A lot of that charm and life in our whisky comes from the years of interaction the young spirit acquires with the wood it is comfortably housed in. Many distillers are now spending more resources and capital into this specific domain to bring out varied and yet unique flavors that would make them stand out. Previously, the choice of wood was restricted to either American or European Oak; and using these in a combination of virgin and/or previously filled barrels would help blenders come up with a concoction that they would agree upon and then send out for production.
American Oak for example is known for their vanilla, honey, coconut and ginger profile while European Oak lends a lot of sherry, dried fruits, nutmeg and cinnamon.
The Japanese too have their own indigenous oak – Mizunara; which is used in the manufacture of incense sticks. And for that very reason the wood imparts a sweet, floral and fruity character . Unfortunately it is quite porous in nature, which means it cannot be used to mature whisky for really long periods and hence are used in conjunction with other types of wood.
#8. Oak is not the only wood – bamboo too!!
Bamboo is deeply rooted in Japanese culture and is associated with innocence and purity and it was this amalgamation of local culture and traditional methods of making whisky that introduced charcoal’d bamboo filtration to several Japanese distillers, Suntory being one. This method mellows and purifies the ‘hard liquor’ while also adding a sweeter, more fruitier dimension to the spirit. The Hibiki – 12 YO is an expression from this type of filtration.
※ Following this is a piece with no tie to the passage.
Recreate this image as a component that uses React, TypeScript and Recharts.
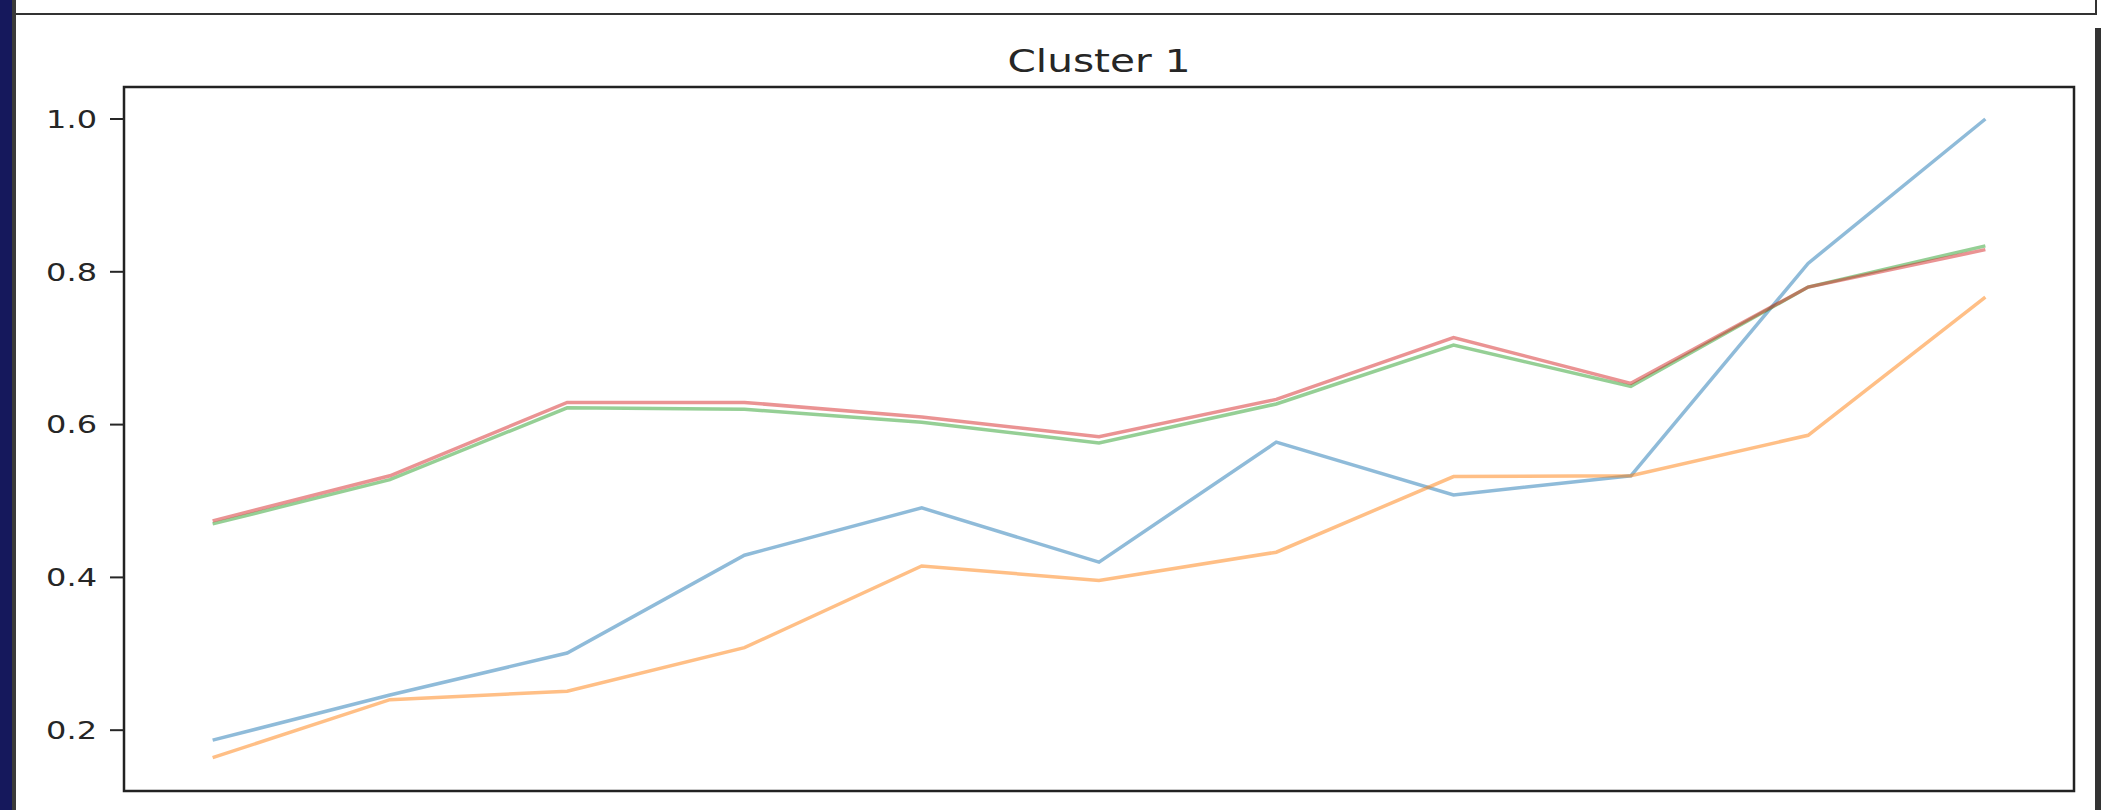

#9. The Japanese like it High!
The Highball-a mix of sparkling water, ice and whisky, is a cocktail most Japanese wouldn’t shrug off all that easily! So illustrious is the highball that they’re available in cans at the grocery stores and at vending machines near train stations and hotels. Mind you, don’t dismiss this to be any flat glass with all the three tossed, stirred and shaken- Grave mistake! If there’s one thing about the Japanese, there is only one way – the right way! And chances are most if not all serious bartenders would meticulously follow it to the ‘T’!